We weten heus wel dat stenen, lauzes, bomen, alles in zo'n bos op particulier terrein privebezit is, het weghalen ervan is gewoon stelen. En wij willen dat niet op ons geweten hebben en houden ons dus aan de wet. -Voor zover we de wet kennen en de eigenaren te achterhalen zijn, want veel is staatsbezit door gebrek aan erfgenamen.- We voelen ons al lullig naar de eigenaar van het bronpaadje toe. De ruines nog verder op diezelfde helling, daar is hij geboren. Hij verhaalde over een unieke grove grote granieten schouw die iemand ooit gestolen heeft uit zijn ouderlijk huis. Die schouw staat bij ons in huis, gejat door de vorige eigenaar die ons juist erop wees overal vanaf te blijven, want iedere steen, boom, plant en bloem heeft hier een eigenaar. Die schouw ff teruggeven is niet te doen, toch zijn we blij dat die man nog nooit binnen is geweest voor een kop koffie. -Het is een alcoholist die steeds probeert ezeltjes aan me te slijten als ik eens in het dorpscafe kom voor praatje tabak en krant om met dubbele tong dubbelzinnig te glimlachen en opzichtig mijn blonde voorkomen inspecteert van onder tot boven. Of andersom.....
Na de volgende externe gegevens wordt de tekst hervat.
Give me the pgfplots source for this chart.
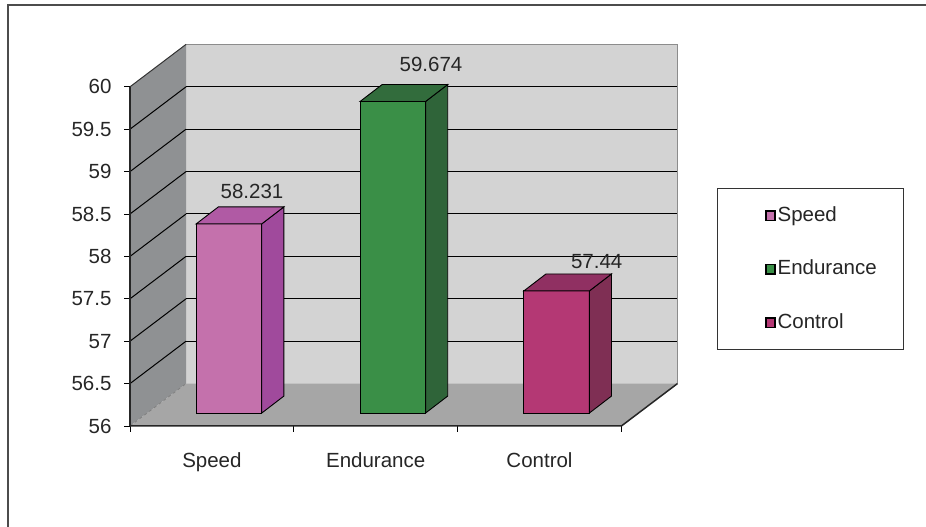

Het was weer kliederweer gisteren. Het terrein af zonder kaplaarzen is een halszaak. Iets tussen miezer en regen, afgewisseld met veel dikkere druppels voeden de plassen, watervalletjes, de vacht van Castel en de veertjes van de kippen die hun heil onder de Blauwe in de garage zoeken. Ik ga met tegenzin naar de markt, de bank, de super. Het is boven gewoon druk voor dit weer en de miezer begint me zowaar te plezieren. Ik heb mijn beste winterjas aan, een zacht leren half lange jas gevoerd met nepbont waar ik me een michelin-poppetje in voel. De druppeltjes verkoelen mijn wangen en als ik me die sensatie gewaar word verschijnt de eeuwige lach, de zon op mijn gezicht en verwarm ik de mensen die me komen groeten. Ik krijg een flesje wijn van de wijn- en olijvenkoopman, Pierre staat te drentelen achter me om aandacht, die wil even gedag gekust worden -de schat van een oud echt frans boertje die met krant het bos in wandeld vergezeld van zijn eenogige hond om zijn behoefte te doen. Niet die hond, maar Pierre natuurlijk. Ik smelt!- en opgeruimd doe ik mijn ding. Thuis tref ik Marc aan met hoofdpijn, die wil eten en naar bed. Maar na dat tukkie is dat hoofd nog niet opgeruimd, mijn zonnetje werkt niet thuis, dus gaat hij wandelen in de regen.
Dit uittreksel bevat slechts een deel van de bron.